When Jennifer Jiang and her husband strolled past the sales office of Star River in Pudong's Huamu area on a recent Sunday morning, the couple was jarred by the hurly-burly in a neighborhood accustomed to peace and quiet.
"We were astonished by all the noise and the glut of parked cars everywhere," she said. "Then we discovered the cause. A luxury housing project in the neighborhood was having its grand opening."
The couple, who moved to Huamu about four years ago from Shanghai's downtown Luwan District, were even more aghast by all the hubbub when they looked at prices ranging between 10 million yuan (US$1.46 million) and 30 million yuan a unit.
The Star River developer claimed that a majority of its 322 units had been booked by buyers on the first day they went on the market.
As of Tuesday, 232 Star River apartments had been sold at an average price above 50,000 yuan per square meter, according to the city's official housing Website, which tracks both new and existing home sales.
The luxury housing market in Shanghai started its boom in March this year. Analysts attribute the surge mainly to the government's relatively loose macroeconomic policies and an increasing investment need to park cash in real estate as a hedge against inflation.
Developer Greentown China said all the units of its Bund House, a luxury housing project in the downtown Huangpu District, were sold out on the opening day. The 86 units, each of more than 300 square meters, were selling at an average price of 17 million yuan each. Contracts for 53 units were signed as of this week.
"Sales of high-end residential projects across the city started to pick up at unprecedented pace since March, with no signs of easing all the way through August," said Lu Qilin, a researcher at Shanghai Uwin Real Estate Information Services Co.

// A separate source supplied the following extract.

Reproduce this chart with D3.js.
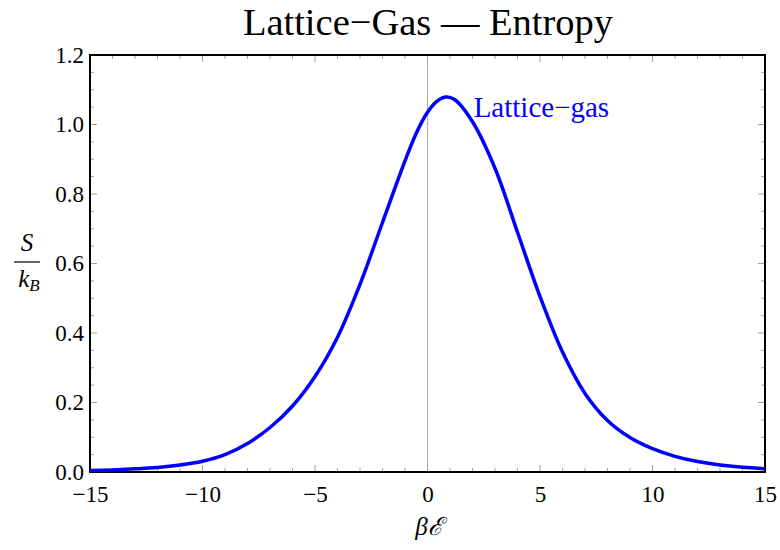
<!DOCTYPE html>
<html>
<head>
<meta charset="utf-8">
<script src="https://cdn.jsdelivr.net/npm/d3@7"></script>
<style>
  body { margin: 0; background: #fff; }
  svg text { font-family: "Liberation Serif", "Times New Roman", serif; }
</style>
</head>
<body>
<svg id="chart" width="780" height="550"></svg>
<script>
// values
let betaE = [-15, -14, -13, -12, -11, -10, -9, -8, -7, -6, -5, -4, -3, -2, -1, -0.5, 0, 0.4, 0.8, 1.2, 2, 3, 4, 5, 6, 7, 8, 9, 10, 11, 12, 13, 14, 15];
let entropy = [0.004, 0.006, 0.009, 0.013, 0.020, 0.031, 0.050, 0.082, 0.128, 0.190, 0.275, 0.388, 0.540, 0.718, 0.895, 0.975, 1.035, 1.066, 1.079, 1.072, 1.008, 0.874, 0.690, 0.505, 0.345, 0.226, 0.148, 0.099, 0.067, 0.045, 0.030, 0.020, 0.014, 0.009];
let xTicks = [-15, -10, -5, 0, 5, 10, 15];
let yTicks = [0.0, 0.2, 0.4, 0.6, 0.8, 1.0, 1.2];
let seriesName = "Lattice\u2212gas";
let title = "Lattice\u2212Gas \u2014 Entropy";

let svg = d3.select("#chart");
let margin = {left: 90, right: 15, top: 55, bottom: 78};
let width = 780 - margin.left - margin.right;
let height = 550 - margin.top - margin.bottom;

let x = d3.scaleLinear().domain([-15, 15]).range([0, width]);
let y = d3.scaleLinear().domain([0, 1.2]).range([height, 0]);

let g = svg.append("g").attr("transform", "translate(" + margin.left + "," + margin.top + ")");

// vertical axis line at x = 0
g.append("line")
    .attr("x1", x(0)).attr("x2", x(0))
    .attr("y1", 0).attr("y2", height)
    .attr("stroke", "#b0b0b0").attr("stroke-width", 1);

// minor / major ticks on all four sides (pointing inward)
let xMinor = d3.range(-15, 15.01, 1);
let yMinor = d3.range(0, 1.2001, 0.05);
let tickColor = "#a0a0a0";
xMinor.forEach(function(v) {
    let len = (Math.round(v) % 5 === 0) ? 7 : 4;
    g.append("line").attr("x1", x(v)).attr("x2", x(v)).attr("y1", height).attr("y2", height - len)
        .attr("stroke", tickColor).attr("stroke-width", 1);
    g.append("line").attr("x1", x(v)).attr("x2", x(v)).attr("y1", 0).attr("y2", len)
        .attr("stroke", tickColor).attr("stroke-width", 1);
});
yMinor.forEach(function(v) {
    let major = Math.abs(v * 5 - Math.round(v * 5)) < 1e-6;
    let len = major ? 7 : 4;
    g.append("line").attr("x1", 0).attr("x2", len).attr("y1", y(v)).attr("y2", y(v))
        .attr("stroke", tickColor).attr("stroke-width", 1);
    g.append("line").attr("x1", width).attr("x2", width - len).attr("y1", y(v)).attr("y2", y(v))
        .attr("stroke", tickColor).attr("stroke-width", 1);
});

// frame
g.append("rect")
    .attr("x", 0).attr("y", 0).attr("width", width).attr("height", height)
    .attr("fill", "none").attr("stroke", "#000").attr("stroke-width", 2);

// tick labels via d3 axes
let xAxis = d3.axisBottom(x).tickValues(xTicks).tickSize(0).tickPadding(14)
    .tickFormat(function(d) { return d < 0 ? "\u2212" + Math.abs(d) : d; });
let xg = g.append("g").attr("transform", "translate(0," + height + ")").call(xAxis);
xg.select(".domain").remove();
xg.selectAll("text").attr("font-size", 23).attr("fill", "#000");

let yAxis = d3.axisLeft(y).tickValues(yTicks).tickSize(0).tickPadding(6)
    .tickFormat(d3.format(".1f"));
let yg = g.append("g").call(yAxis);
yg.select(".domain").remove();
yg.selectAll("text").attr("font-size", 23).attr("fill", "#000");

// curve
let line = d3.line()
    .x(function(d, i) { return x(betaE[i]); })
    .y(function(d) { return y(d); })
    .curve(d3.curveCatmullRom.alpha(0.5));
g.append("path")
    .datum(entropy)
    .attr("d", line)
    .attr("fill", "none")
    .attr("stroke", "#0000ff")
    .attr("stroke-width", 3.5);

// series label
g.append("text")
    .attr("x", x(2.05)).attr("y", 62)
    .attr("fill", "#0000ff").attr("font-size", 29)
    .text(seriesName);

// title
svg.append("text")
    .attr("x", 428).attr("y", 35)
    .attr("text-anchor", "middle").attr("font-size", 38.5)
    .text(title);

// x label
svg.append("text")
    .attr("x", 429).attr("y", 535)
    .attr("text-anchor", "middle").attr("font-size", 25).attr("font-style", "italic")
    .text("\u03B2\u2130");

// y label as fraction S / k_B
let yl = svg.append("g").attr("transform", "translate(27,262)");
yl.append("text").attr("x", 0).attr("y", -11).attr("text-anchor", "middle")
    .attr("font-size", 25).attr("font-style", "italic").text("S");
yl.append("line").attr("x1", -13).attr("x2", 13).attr("y1", 0).attr("y2", 0)
    .attr("stroke", "#000").attr("stroke-width", 1.2);
let kb = yl.append("text").attr("x", 2).attr("y", 25).attr("text-anchor", "middle")
    .attr("font-size", 25).attr("font-style", "italic");
kb.append("tspan").text("k");
kb.append("tspan").attr("font-size", 17).attr("dy", 4).text("B");
</script>
</body>
</html>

According to Uwin, 7,448 square meters of new luxury homes, each priced at more than 40,000 yuan a square meter, were sold across the city in March. In April, the figure more than doubled, and in the first 20 days of August alone, the number had skyrocketed 13-fold. The prices of new homes in the week ended August 16 soared a record 17 percent to almost 20,000 yuan a square meter.
"Shanghai's residential market has gone from strength to strength in the past six months in both take-up and price, both in the new and existing home markets," said Albert Lau, executive director for Savills China. "The high-end of the market has performed particularly well, with prices up some 20 to 30 percent in this period."
This apparently insatiable appetite for property investment has helped soak up excess inventories left over from the property market slump. Concerns that the government may soon take action to cool down the market have been eased by official statements that the loose monetary policies will continue as part of economic stimulus measures.
As the optimists see it, there's no tomorrow.
Residence Huashan, a 52-unit luxury apartment project near the Hilton Shanghai in downtown Jing'an District, recently advertised units at prices averaging 90,000 yuan a square meter, one of the most expensive on the west side of the river.
The developer, Shanghai Ding Gu Real Estate Development Co Ltd, said market feedback has been robust, with a few units already booked.
A similar story is occurring in the villa market.
Sales of villas, which include stand-alone units, semi-detached houses and townhouses, have been on the rise for six consecutive months.
A total of 1,699 villas, covering a combined 427,000 square meters, were sold across the city in July, an increase of 113 units, or 37,000 square meters, compared with June, according to the country's leading real estate services provider, E-House (China) Holdings Ltd.
The real estate boom is beginning to entice more than just home buyers and traditional developers.
Last week, Red Dragonfly Group, a leading Chinese shoe maker based in Wenzhou in Zhejiang Province, announced it would soon launch Peninsula Villa, a high-end development in Shanghai's Pudong New Area, its first foray into the city's real estate market.
Stand-alone villas in the development will have a plot ratio of only 0.19, the lowest in Pudong, covering a land area of as large as 2,000 square meters each, compared with the 700 square meters usually found in Pudong.
Most industry analysts are predicting that luxury houses will continue to outperform the mass market because many people view property as a hedge against inflation.
"Wealthy people will always turn to purchasing houses of supreme quality and location to fight inflation," said Fu Qi, a senior analyst with E-House (China) Holdings Ltd. "We believe the strong momentum in the high end of the market is sustainable."
A total of 219,000 square meters of new luxury homes, priced above 40,000 yuan per square meter, were sold in Shanghai in the first seven months of this year, an increase of 45 percent from same period a year earlier.
Purchases of high-end houses in June and July accounted for about 3 percent of all home sales, up from 1.2 percent at the beginning of this year, according to E-House research.
"Star River, which won accolades for its earlier luxury projects in Beijing and Guangzhou, is impressing Shanghai now with its super success," said Jennifer Jiang. "Let's wait and see how long such a crazy boom can last."